● **To do**
Gather the lines that hold the string "drawn".

● **Data block**

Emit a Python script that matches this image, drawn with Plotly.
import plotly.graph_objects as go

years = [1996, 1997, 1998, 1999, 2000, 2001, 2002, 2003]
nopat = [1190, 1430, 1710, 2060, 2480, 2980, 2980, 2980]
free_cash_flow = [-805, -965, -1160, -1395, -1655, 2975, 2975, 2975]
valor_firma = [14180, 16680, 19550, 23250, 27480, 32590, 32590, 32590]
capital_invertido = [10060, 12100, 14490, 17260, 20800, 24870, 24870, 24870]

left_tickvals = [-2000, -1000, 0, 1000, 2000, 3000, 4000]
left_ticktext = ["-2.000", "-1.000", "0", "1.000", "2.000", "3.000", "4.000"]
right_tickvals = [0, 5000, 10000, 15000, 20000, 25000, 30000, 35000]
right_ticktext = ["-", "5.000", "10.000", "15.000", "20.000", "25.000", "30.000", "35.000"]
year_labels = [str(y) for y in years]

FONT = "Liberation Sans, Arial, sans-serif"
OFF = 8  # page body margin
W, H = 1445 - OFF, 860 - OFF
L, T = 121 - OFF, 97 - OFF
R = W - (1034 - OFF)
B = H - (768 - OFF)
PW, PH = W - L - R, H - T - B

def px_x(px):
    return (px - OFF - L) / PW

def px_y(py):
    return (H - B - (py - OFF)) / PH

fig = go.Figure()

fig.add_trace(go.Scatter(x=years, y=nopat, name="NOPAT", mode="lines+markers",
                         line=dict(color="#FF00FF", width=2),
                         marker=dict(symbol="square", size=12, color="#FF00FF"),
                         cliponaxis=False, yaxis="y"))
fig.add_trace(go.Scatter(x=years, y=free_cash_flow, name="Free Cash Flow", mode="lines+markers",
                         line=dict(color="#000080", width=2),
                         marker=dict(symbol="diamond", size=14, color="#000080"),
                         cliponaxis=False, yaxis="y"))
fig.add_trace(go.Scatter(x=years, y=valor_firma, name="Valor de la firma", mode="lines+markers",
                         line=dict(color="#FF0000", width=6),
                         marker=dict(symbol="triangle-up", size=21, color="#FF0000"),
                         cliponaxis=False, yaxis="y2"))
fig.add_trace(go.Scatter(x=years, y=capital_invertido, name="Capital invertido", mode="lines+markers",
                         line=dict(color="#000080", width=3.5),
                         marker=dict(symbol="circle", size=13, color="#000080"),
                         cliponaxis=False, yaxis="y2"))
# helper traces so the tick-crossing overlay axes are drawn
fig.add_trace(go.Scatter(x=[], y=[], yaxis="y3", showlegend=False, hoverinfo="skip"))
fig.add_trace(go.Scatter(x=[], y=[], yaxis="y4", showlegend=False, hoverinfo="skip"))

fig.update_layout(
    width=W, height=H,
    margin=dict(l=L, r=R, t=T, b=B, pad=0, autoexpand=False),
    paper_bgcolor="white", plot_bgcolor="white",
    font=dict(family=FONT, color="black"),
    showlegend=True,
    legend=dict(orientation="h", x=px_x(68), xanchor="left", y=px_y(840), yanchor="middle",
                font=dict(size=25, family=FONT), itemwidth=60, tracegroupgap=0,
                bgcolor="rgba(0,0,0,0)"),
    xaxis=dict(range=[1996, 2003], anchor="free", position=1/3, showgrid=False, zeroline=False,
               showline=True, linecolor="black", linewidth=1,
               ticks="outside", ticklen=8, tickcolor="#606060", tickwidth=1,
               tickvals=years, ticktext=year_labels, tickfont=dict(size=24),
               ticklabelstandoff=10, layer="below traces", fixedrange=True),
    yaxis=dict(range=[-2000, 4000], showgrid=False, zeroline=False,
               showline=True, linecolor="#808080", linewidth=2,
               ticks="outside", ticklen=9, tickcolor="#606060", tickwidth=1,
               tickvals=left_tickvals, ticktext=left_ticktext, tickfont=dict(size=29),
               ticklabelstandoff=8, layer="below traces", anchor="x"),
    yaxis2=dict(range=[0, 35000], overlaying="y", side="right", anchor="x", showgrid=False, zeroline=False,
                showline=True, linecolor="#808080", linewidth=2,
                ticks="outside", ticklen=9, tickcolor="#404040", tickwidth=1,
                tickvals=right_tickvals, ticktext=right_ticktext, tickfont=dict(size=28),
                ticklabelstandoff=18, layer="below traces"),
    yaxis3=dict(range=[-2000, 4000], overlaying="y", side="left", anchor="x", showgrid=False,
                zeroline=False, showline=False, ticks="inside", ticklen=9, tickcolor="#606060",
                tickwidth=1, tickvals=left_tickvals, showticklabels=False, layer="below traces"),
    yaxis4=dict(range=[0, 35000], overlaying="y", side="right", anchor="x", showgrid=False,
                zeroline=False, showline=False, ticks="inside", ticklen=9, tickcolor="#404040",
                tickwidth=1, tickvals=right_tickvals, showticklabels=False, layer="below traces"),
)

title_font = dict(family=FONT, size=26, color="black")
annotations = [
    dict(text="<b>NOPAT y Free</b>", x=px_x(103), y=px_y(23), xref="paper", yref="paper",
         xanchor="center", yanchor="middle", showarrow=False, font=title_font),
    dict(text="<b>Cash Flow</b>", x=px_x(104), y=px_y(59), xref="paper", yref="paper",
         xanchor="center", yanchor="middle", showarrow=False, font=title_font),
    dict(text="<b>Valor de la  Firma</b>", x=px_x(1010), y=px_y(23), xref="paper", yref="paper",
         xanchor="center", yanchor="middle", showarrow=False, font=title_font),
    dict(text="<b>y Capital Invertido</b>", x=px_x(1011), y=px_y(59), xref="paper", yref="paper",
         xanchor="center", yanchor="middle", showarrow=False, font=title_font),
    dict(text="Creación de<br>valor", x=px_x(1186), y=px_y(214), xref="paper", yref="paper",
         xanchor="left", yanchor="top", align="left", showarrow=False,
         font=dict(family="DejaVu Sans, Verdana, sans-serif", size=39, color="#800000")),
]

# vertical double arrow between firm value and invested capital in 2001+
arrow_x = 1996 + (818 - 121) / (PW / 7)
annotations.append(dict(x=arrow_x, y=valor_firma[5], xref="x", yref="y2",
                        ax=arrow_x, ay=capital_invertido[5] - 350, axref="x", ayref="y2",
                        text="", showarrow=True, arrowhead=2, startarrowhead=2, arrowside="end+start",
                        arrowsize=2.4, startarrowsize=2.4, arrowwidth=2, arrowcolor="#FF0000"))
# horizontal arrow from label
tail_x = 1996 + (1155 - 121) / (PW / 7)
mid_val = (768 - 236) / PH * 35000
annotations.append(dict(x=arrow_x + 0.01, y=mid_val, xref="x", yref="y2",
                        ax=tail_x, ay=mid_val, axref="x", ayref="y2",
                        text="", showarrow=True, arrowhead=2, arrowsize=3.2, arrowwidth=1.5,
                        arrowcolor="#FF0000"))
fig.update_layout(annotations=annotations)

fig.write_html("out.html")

● **Answer in full**
Emit a Python script that matches this image, drawn with Plotly.
# helper traces so the tick-crossing overlay axes are drawn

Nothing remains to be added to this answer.